Мне очень хочется привести здесь строки, в которых Никулин описывает одиночество Маяковского:
«Немногие думали о том, что происходит, когда он остается один в тесной комнате на Лубянском проезде или в мрачном и тесном номере гостиницы. Фурии одиночества и сомнений бросаются на него и грызут этого сильного, прикрывающегося иронией человека…
И жизнь пройдет, и «любимая местами скучновата», как и пьеса, которой отдано три месяца нечеловеческого труда. И фурии одиночества овладевают сердцем и диктуют: «Я хочу быть понят моей страной, а не буду понят, что ж»… Проклятое терзающее сердце сомнение в смысле нечеловеческой борьбы поэта лирического с поэтом политическим, поэта, превосходно владевшего тайной прямого лирического воздействия и отказавшегося от приемов лирика-гипнотизера».
Я считаю все это очень верным. И об этом я много писала в первой части своих воспоминаний.
Очень прав Никулин, когда пишет о картах. Ведь карты занимали довольно много места в жизни Владимира Владимировича, и для многих эта карточная страсть Маяковского звучала нехорошо. Никулин пишет:
«Такой запас сил был у Маяковского, такая непотухающая энергия, что ее хватало на нечеловеческую работу, на литературные споры и драки, и оставалось еще столько, что некуда было девать этот неисчерпаемый темперамент, и тогда мотор продолжал работать на холостом ходу за карточным и биллиардным столом и даже у стола монакской рулетки. Ханжи фыркали, негодовали, упрекали, не понимая, что это была не игрецкая страсть и корысть, а просто необходимость израсходовать избыток энергии. Для него важно было одолеть сопротивление партнера, заставить его сдаться, для него важна была подвижность мысли, которую он мог показать даже здесь за карточным столом, и он был неутомим и, в сущности, непобедим в игре».

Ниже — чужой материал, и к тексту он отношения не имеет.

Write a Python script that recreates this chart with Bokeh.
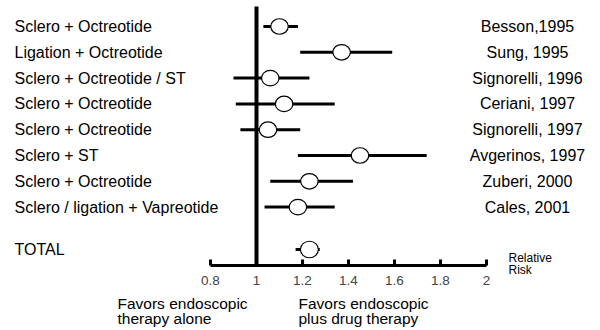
from bokeh.plotting import figure
from bokeh.models import Range1d, LinearAxis, FixedTicker
from bokeh.core.properties import value
from bokeh.embed import file_html
from bokeh.resources import INLINE

# ---- data ----
treatments = ["Sclero + Octreotide", "Ligation + Octreotide", "Sclero + Octreotide / ST",
              "Sclero + Octreotide", "Sclero + Octreotide", "Sclero + ST",
              "Sclero + Octreotide", "Sclero / ligation + Vapreotide"]
studies = ["Besson,1995", "Sung, 1995", "Signorelli, 1996", "Ceriani, 1997",
           "Signorelli, 1997", "Avgerinos, 1997", "Zuberi, 2000", "Cales, 2001"]
rr = [1.10, 1.37, 1.06, 1.12, 1.05, 1.45, 1.23, 1.18]
rr_lo = [1.03, 1.19, 0.90, 0.91, 0.93, 1.18, 1.06, 1.035]
rr_hi = [1.18, 1.59, 1.23, 1.34, 1.19, 1.74, 1.42, 1.34]
total_label = "TOTAL"
total_rr = 1.23
total_lo = 1.17
total_hi = 1.275
null_value = 1.0
tick_values = [0.8, 1.0, 1.2, 1.4, 1.6, 1.8, 2.0]
tick_labels = ["0.8", "1", "1.2", "1.4", "1.6", "1.8", "2"]
left_note = ["Favors endoscopic", "therapy alone"]
right_note = ["Favors endoscopic", "plus drug therapy"]
axis_note = ["Relative", "Risk"]

# ---- layout helpers (pixel <-> data) ----
W, H = 600, 330
px_per_x = 230.0
x0_px = 256.0
x_start = null_value - x0_px / px_per_x
x_end = null_value + (W - x0_px) / px_per_x
row0_px = 26.0
px_per_row = 25.8
y_top = -row0_px / px_per_row
y_bottom = (H - row0_px) / px_per_row


def xd(px):
    return x_start + px / px_per_x


def yd(px):
    return y_top + px / px_per_row


rows = list(range(len(treatments)))
total_row = yd(249)
axis_row = yd(265)

FONT = value("Liberation Sans")

p = figure(width=W, height=H, output_backend="svg", toolbar_location=None,
           x_range=Range1d(x_start, x_end), y_range=Range1d(y_bottom, y_top),
           x_axis_location=None, y_axis_location=None, min_border=0,
           background_fill_color="white", border_fill_color="white")
p.outline_line_color = None
p.grid.visible = False

# x axis inside the plot
ax = LinearAxis(ticker=FixedTicker(ticks=tick_values), bounds=(tick_values[0], tick_values[-1]))
ax.fixed_location = axis_row
ax.axis_line_width = 3
ax.major_tick_line_width = 3
ax.major_tick_in = 6
ax.major_tick_out = 0
ax.minor_tick_line_color = None
ax.major_label_overrides = dict(zip(tick_values, tick_labels))
ax.major_label_text_font = "Liberation Sans"
ax.major_label_text_font_size = "13.5px"
ax.major_label_standoff = 10
p.add_layout(ax, "below")

# null line
p.segment(x0=[null_value], y0=[yd(6)], x1=[null_value], y1=[axis_row],
          line_width=4, line_color="black")

# CIs
p.segment(x0=rr_lo, y0=rows, x1=rr_hi, y1=rows, line_width=3, line_color="black")
p.segment(x0=[total_lo], y0=[total_row], x1=[total_hi], y1=[total_row], line_width=3, line_color="black")

# point estimates
p.ellipse(x=rr, y=rows, width=17.5, height=15.5, width_units="screen", height_units="screen",
          fill_color="white", line_color="black", line_width=1.2)
p.ellipse(x=[total_rr], y=[total_row], width=18, height=16.5, width_units="screen", height_units="screen",
          fill_color="white", line_color="black", line_width=1.2)

# labels
p.text(x=[xd(14)] * len(treatments), y=rows, text=treatments, text_font=FONT,
       text_font_size="16px", text_align="left", text_baseline="middle", text_color="black")
p.text(x=[xd(14)], y=[total_row], text=[total_label], text_font=FONT,
       text_font_size="16px", text_align="left", text_baseline="middle", text_color="black")
p.text(x=[xd(527)] * len(studies), y=rows, text=studies, text_font=FONT,
       text_font_size="16px", text_align="center", text_baseline="middle", text_color="black")

p.text(x=[xd(117)] * 2, y=[yd(302.5), yd(318)], text=left_note, text_font=FONT,
       text_font_size="15.5px", text_align="left", text_baseline="middle", text_color="black")
p.text(x=[xd(298)] * 2, y=[yd(302.5), yd(318)], text=right_note, text_font=FONT,
       text_font_size="15.5px", text_align="left", text_baseline="middle", text_color="black")
p.text(x=[xd(508)] * 2, y=[yd(257), yd(269)], text=axis_note, text_font=FONT,
       text_font_size="12px", text_align="left", text_baseline="middle", text_color="black")

open("out.html", "w").write(file_html(p, INLINE))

И действительно, для Владимира Владимировича совершенно не играл роли материальный проигрыш и выигрыш. Он любил выигрывать из азарта, от проигрыша же расстраивался, как спортсмен, который проиграл игру.
Вспоминаю эти карточные игры в комнате Владимира Владимировича в гендриковской квартире. У Владимира Владимировича были разноцветные фишки, он любил красные, всегда спорил из-за них. Был обычно очень весел и остроумен в игре, тут же на лету изобретал свои словечки, обозначающие карты и их значение.

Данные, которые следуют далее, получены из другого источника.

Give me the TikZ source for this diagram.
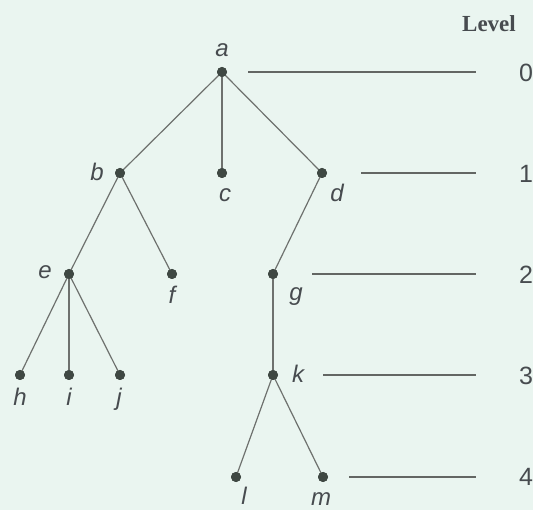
\documentclass[tikz,border=0pt]{standalone}
\usepackage{fontspec}
\setmainfont{Liberation Sans}
\newfontfamily\lvlfont{Liberation Serif}
\definecolor{bgc}{HTML}{EAF5F0}
\definecolor{dotc}{HTML}{3F4843}
\definecolor{edgec}{HTML}{6E716E}
\definecolor{txtc}{HTML}{474B4F}
\begin{document}
\begin{tikzpicture}[x=1pt,y=-1pt,
  vtx/.style={circle,fill=dotc,inner sep=0pt,minimum size=10pt},
  edge/.style={draw=edgec,line width=1.2pt},
  lvline/.style={draw=edgec!90!black,line width=1.2pt},
  lab/.style={text=txtc,font=\fontsize{24}{24}\selectfont\itshape,inner sep=0pt},
  num/.style={text=txtc,font=\fontsize{25}{25}\selectfont,inner sep=0pt}]
\fill[bgc] (0,0) rectangle (533,510);
\useasboundingbox (0,0) rectangle (533,510);
% vertices
\node[vtx] (a) at (222,72) {};
\node[vtx] (b) at (120,173) {};
\node[vtx] (c) at (222,173) {};
\node[vtx] (d) at (322,173) {};
\node[vtx] (e) at (69,274) {};
\node[vtx] (f) at (172,274) {};
\node[vtx] (g) at (273,274) {};
\node[vtx] (h) at (20,375) {};
\node[vtx] (i) at (69,375) {};
\node[vtx] (j) at (120,375) {};
\node[vtx] (k) at (273,375) {};
\node[vtx] (l) at (236,477) {};
\node[vtx] (m) at (323,477) {};
% edges
\draw[edge] (a.center) -- (b.center);
\draw[edge] (a.center) -- (c.center);
\draw[edge] (a.center) -- (d.center);
\draw[edge] (b.center) -- (e.center);
\draw[edge] (b.center) -- (f.center);
\draw[edge] (d.center) -- (g.center);
\draw[edge] (e.center) -- (h.center);
\draw[edge] (e.center) -- (i.center);
\draw[edge] (e.center) -- (j.center);
\draw[edge] (g.center) -- (k.center);
\draw[edge] (k.center) -- (l.center);
\draw[edge] (k.center) -- (m.center);
\foreach \v in {a,b,c,d,e,f,g,h,i,j,k,l,m} {\node[vtx] at (\v) {};}
% labels
\node[lab] (la) at (222,50) {a};
\node[lab] (lb) at (97,172) {b};
\node[lab] (lc) at (225,195) {c};
\node[lab] (ld) at (337,193) {d};
\node[lab] (le) at (45,272) {e};
\node[lab] (lf) at (172,295) {f};
\node[lab] (lg) at (296,297) {g};
\node[lab] (lh) at (20,397) {h};
\node[lab] (li) at (69,397) {i};
\node[lab] (lj) at (119,399) {j};
\node[lab] (lk) at (298,374) {k};
\node[lab] (ll) at (244,496) {l};
\node[lab] (lm) at (321,499) {m};
% level lines
\coordinate (s0) at (248,72);  \coordinate (e0) at (476,72);
\coordinate (s1) at (361,173); \coordinate (e1) at (476,173);
\coordinate (s2) at (312,274); \coordinate (e2) at (476,274);
\coordinate (s3) at (323,375); \coordinate (e3) at (476,375);
\coordinate (s4) at (349,477); \coordinate (e4) at (476,477);
\draw[lvline] (s0) -- (e0);
\draw[lvline] (s1) -- (e1);
\draw[lvline] (s2) -- (e2);
\draw[lvline] (s3) -- (e3);
\draw[lvline] (s4) -- (e4);
\node[num] (n0) at (526,73) {0};
\node[num] (n1) at (526,174) {1};
\node[num] (n2) at (526,275) {2};
\node[num] (n3) at (526,376) {3};
\node[num] (n4) at (526,477) {4};
\node[text=txtc,font=\lvlfont\bfseries\fontsize{23}{23}\selectfont,inner sep=0pt] (lvl) at (489,24) {Level};
\end{tikzpicture}
\end{document}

Перед началом игры Маяковский всегда говорил:
– Давайте играть по принципу сухого чистогана.
То есть, у кого кончаются деньги, тот выходит из игры без долгов. Разумеется, в игре это никогда не осуществлялось. Если Владимиру Владимировичу не везло, он вытаскивал какие-нибудь предметы из своего письменного стола – карандаши, коробочки, ключи и т. д., и клал около себя на столе, или брал Бульку на колени и говорил:
– Это на счастье. Вот теперь мне повезет.

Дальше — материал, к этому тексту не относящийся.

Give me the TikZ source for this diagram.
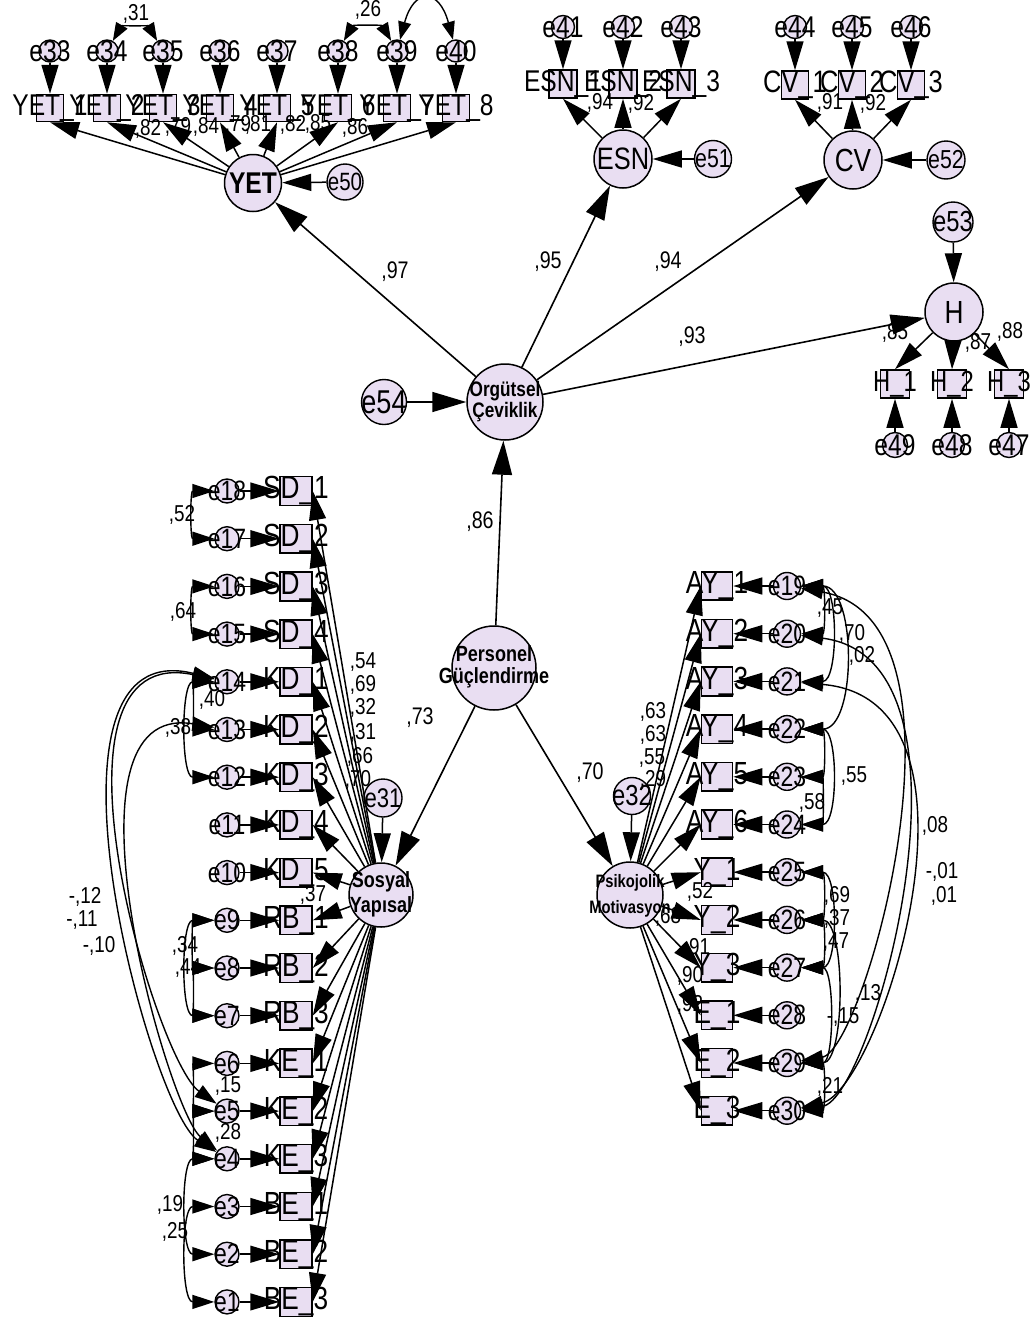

За игрой все время что-то бормотал, пел, говорил, подбирал рифмы, и было очень весело играть с ним, и просиживали долгие часы не столько из-за самой игры, сколько из-за Маяковского, уж очень его поведение было заразительно.
Маяковский воспринимал мир, действительность, предметы, людей очень остро, я бы даже сказала – гиперболично. Но острота его зрения, хотя была очень индивидуальна, но в отличие от Пастернака, не была оторвана от представлений, мыслей, ассоциаций других людей, очень общедоступна.
У Маяковского все сравнения очень неожиданны, а вместе с тем понимаешь – это именно твое определение, твоя ассоциация, только ты не додумывалась, не умела обозначить именно так мысль, предмет, действие… А сами его определения так ярки и остры, что понимаешь: это именно так, иначе и быть не может.
Владимир Владимирович в первый раз пришел на квартиру к моей маме. Вошел на балкон. Посмотрел в сад с балкона и сказал:
– Вот так дерево, – это же камертон.
И действительно стало ясно, что это дерево ассоциируется именно с камертоном; что это замечательное определение, а люди, десятки лет смотрящие с этого балкона на дерево, не могли этого увидеть, пока Маяковский этого не открыл.
Если гиперболичность Владимира Владимировича помогала ему в его творчестве, в видении вещей, событий, людей, то в жизни это ему, конечно, мешало. Он все преувеличивал, конечно, неумышленно. Такая повышенная восприимчивость была заложена в нем от природы. Например, Владимир Владимирович приходил ко мне, спрашивал у мамы:
– Нора дома?
– Нет.
Не выслушав объяснения, он менялся в лице, как будто бы произошло что-то невероятное, непоправимое.
– Вы долго не шли, Владимир Владимирович, Нора пошла к вам навстречу.
Сразу перемена. Лицо проясняется. Владимир Владимирович улыбается, доволен, счастлив.